Christmas, the endearing cliché goes, is “really for children”, but, as the newly released Royal Commission report in Australia records, the Church there must face its own day of judgement, as it is doing in Ireland, the United States, and elsewhere. Pope Francis has promised to get the pontifical commission on child abuse up and running again early in 2018. It should be his most urgent priority.
Yet 2017 was also the year in which the fortunes of Islamic State seemed to have been turned around, although terrorist atrocities did not cease. But Aid to the Church in Need records that Christian families driven from the ancient Christian homeland of the Nineveh Plains in Iraq are returning and – a small light in the darkness – the Christians of the Nineveh town of Telleskuf have just celebrated the restoration of their Chaldean Catholic Church of St George.
In his archdiocesan newspaper the Archbishop of Westminster, Cardinal Vincent Nichols, also refers to the harshness of the season, quoting T. S. Eliot’s “Journey of the Magi”: “A cold coming we had of it, just the worst time of year for a journey, and such a long journey: the ways deep and the weather sharp, the very dead of winter.”
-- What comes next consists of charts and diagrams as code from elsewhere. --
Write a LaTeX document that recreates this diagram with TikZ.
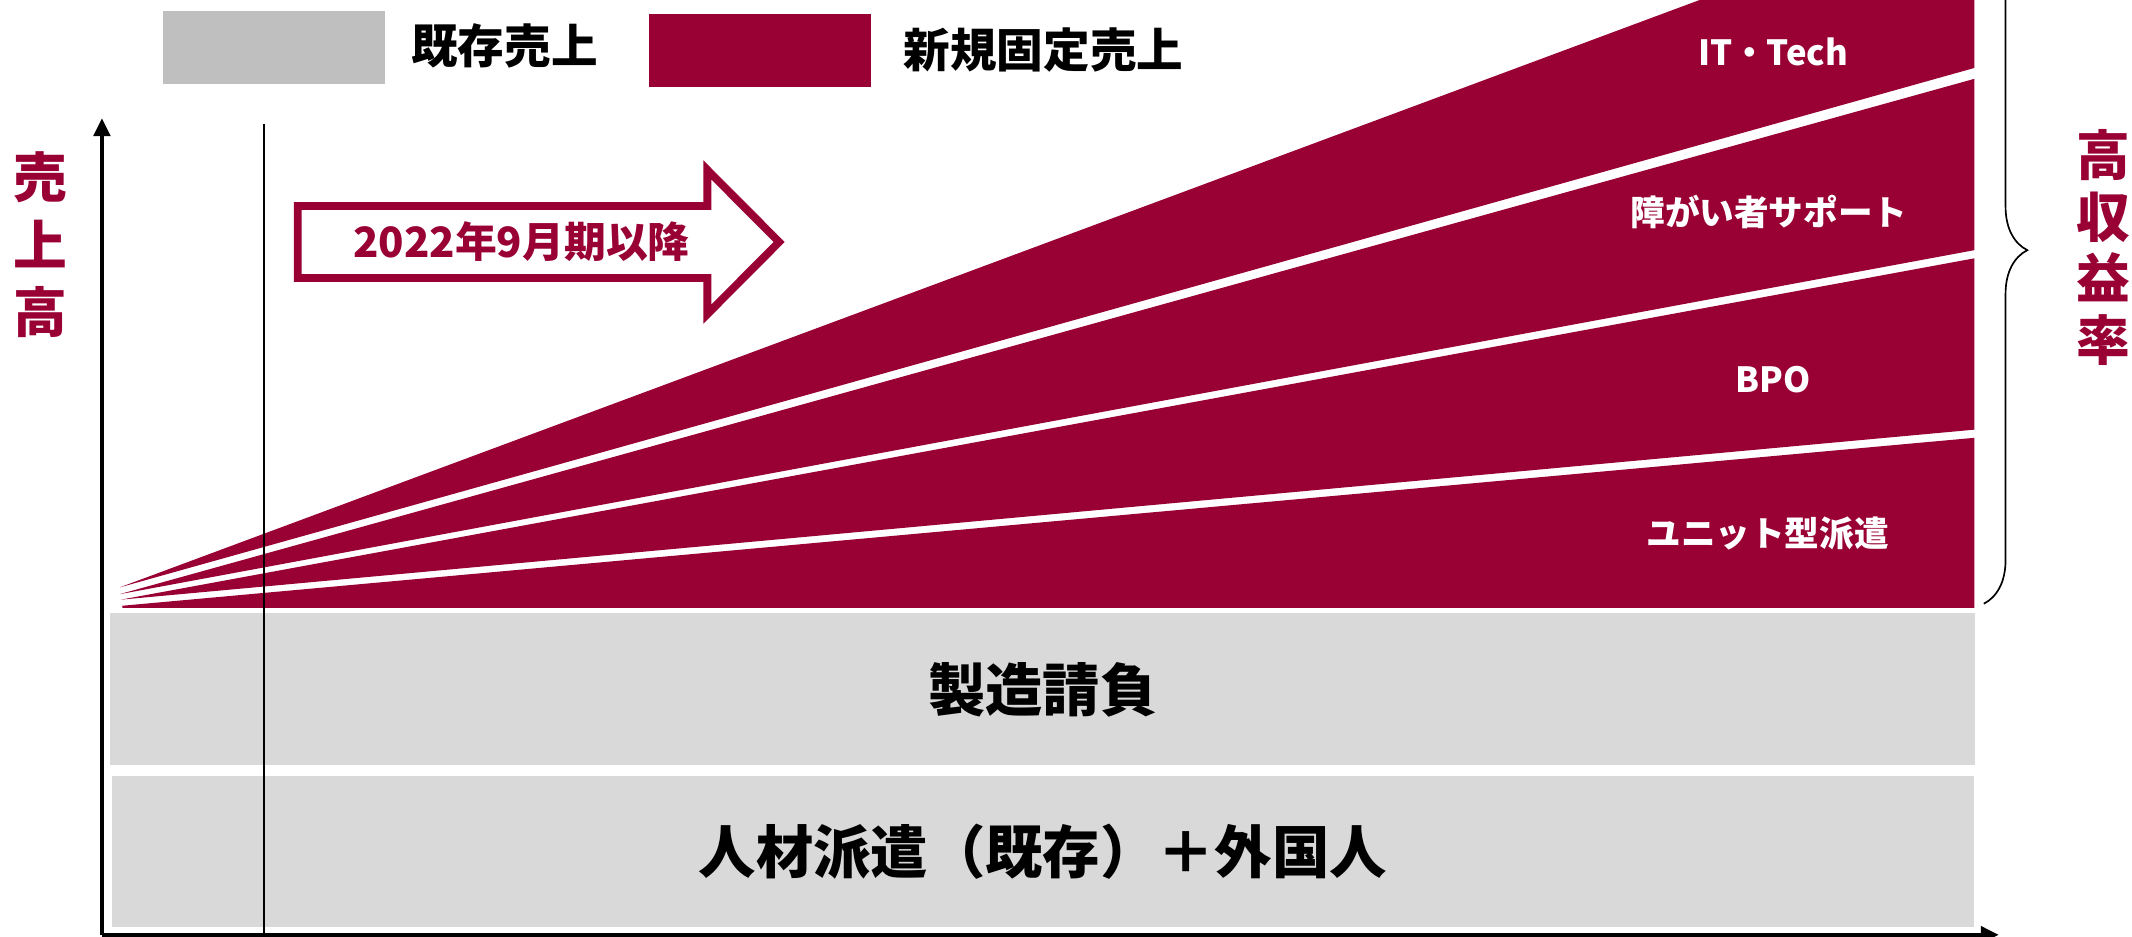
\documentclass[tikz,border=0pt]{standalone}
\usepackage{fontspec}
\setmainfont{Noto Sans CJK JP}
\usetikzlibrary{arrows.meta,decorations.pathreplacing}
\definecolor{brand}{HTML}{990033}
\definecolor{legendgray}{HTML}{BFBFBF}
\definecolor{boxgray}{HTML}{D9D9D9}
\begin{document}
\begin{tikzpicture}[x=0.02cm,y=-0.02cm,
  legbox/.style={draw=none,minimum width=3.26cm,minimum height=1.08cm,inner sep=0pt},
  legtext/.style={inner sep=0pt,font=\bfseries\fontsize{19.5}{23}\selectfont,text=black},
  bandlabel/.style={inner sep=0pt,font=\bfseries\fontsize{14.5}{17}\selectfont,text=white},
  catbox/.style={fill=boxgray,draw=none,inner sep=0pt,font=\bfseries\fontsize{24}{28}\selectfont,text=black},
  sidelabel/.style={inner sep=0pt,align=center,text=brand},
  axisline/.style={line width=1.45pt,-{Triangle[length=7.5pt,width=7pt]}},
  bandfill/.style={fill=brand}
]
\useasboundingbox (0,0) rectangle (1568,689);
\clip (0,0) rectangle (1568,689);

% legend
\node[legbox,fill=legendgray] (legA) at (201.5,35) {};
\node[legtext] (legAt) at (371,34) {既存売上};
\node[legbox,fill=brand] (legB) at (558.8,37) {};
\node[legtext] (legBt) at (767.5,37) {新規固定売上};

% red fan bands
\fill[bandfill] (88,432) -- (1250,0) -- (1452,0) -- (1452,50) -- cycle;
\fill[bandfill] (88,437) -- (1452,58) -- (1452,184) -- cycle;
\fill[bandfill] (89,441) -- (1452,190) -- (1452,316) -- cycle;
\fill[bandfill] (90,445.5) -- (1452,322) -- (1452,447) -- (90,447) -- cycle;

\node[bandlabel] (itt) at (1304,38) {IT・Tech};
\node[bandlabel] (dis) at (1301,156) {障がい者サポート};
\node[bandlabel] (bpo) at (1304,279) {BPO};
\node[bandlabel] (unit) at (1300,392) {ユニット型派遣};

% grey category boxes
\node[catbox,minimum width=27.44cm,minimum height=2.24cm] (mfg) at (767,507) {製造請負};
\node[catbox,minimum width=27.4cm,minimum height=2.22cm] (staff) at (767,626.5) {人材派遣（既存）＋外国人};

% period arrow
\draw[brand,line width=3.3pt,miter limit=10]
  (219,151.5) -- (520.25,151.5) -- (520.25,125) -- (573,178) -- (520.25,231) -- (520.25,204.5) -- (219,204.5) -- cycle;
\node[inner sep=0pt,text=brand,font=\bfseries\fontsize{17.5}{20}\selectfont] (period) at (383.5,178) {2022年9月期以降};

% side labels
\node[sidelabel,font=\bfseries\fontsize{22.5}{28.4}\selectfont] (sales) at (30,180) {売\\上\\高};
\node[sidelabel,font=\bfseries\fontsize{22.5}{25.8}\selectfont] (margin) at (1547,182) {高\\収\\益\\率};

% brace
\coordinate (braceTop) at (1459,-76);
\coordinate (braceBot) at (1459,444);
\draw[line width=0.7pt,decorate,decoration={brace,amplitude=0.64cm}] (braceTop) -- (braceBot);

% thin vertical line
\coordinate (vtop) at (194,91);
\coordinate (vbot) at (194,688);
\draw[line width=0.75pt] (vtop) -- (vbot);

% axes
\coordinate (origin) at (75,687.5);
\coordinate (ytop) at (75,87);
\coordinate (xend) at (1470,687.5);
\draw[axisline] (origin) -- (ytop);
\draw[axisline] (origin) -- (xend);
\end{tikzpicture}
\end{document}
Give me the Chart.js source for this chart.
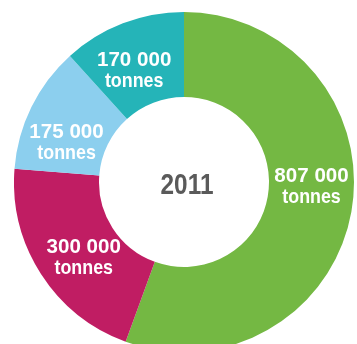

Cardinal Nichols points out that many aspects of our society are indeed caught up in the “dead of winter”, distanced from the saving truth of Jesus of Nazareth, whose coming “remains the hinge of human history”. But we still observe something remarkable in our traditions. Prisoners are waited on by their jailers; officers serve food for their subordinates; the homeless are fed and sheltered; in some schools, pupils are waited on by their teachers. What is this but a perhaps unconscious affirmation, for a few days, of Christ’s words, “The first shall be last and the last shall be first.”
Both Archbishop Sentamu and Cardinal Nichols converge on a single truth. “As you listen to the music, and maybe even sing along, I pray that you will be uplifted and that you will know the presence of Emmanuel – God with us – in the midst of all your celebrations,” said Archbishop Sentamu. For his part, Cardinal Nichols says we can celebrate this holy season “with a profound and lasting confidence that he who conquered death itself can also penetrate our darkness”. Christ’s deepest desire, says the cardinal, echoing the archbishop, is to be “Emmanuel, God-with-us”.
And when we allow ourselves to grant this desire, we will understand why, amidst the bleakness of our winter, we can indeed rejoice.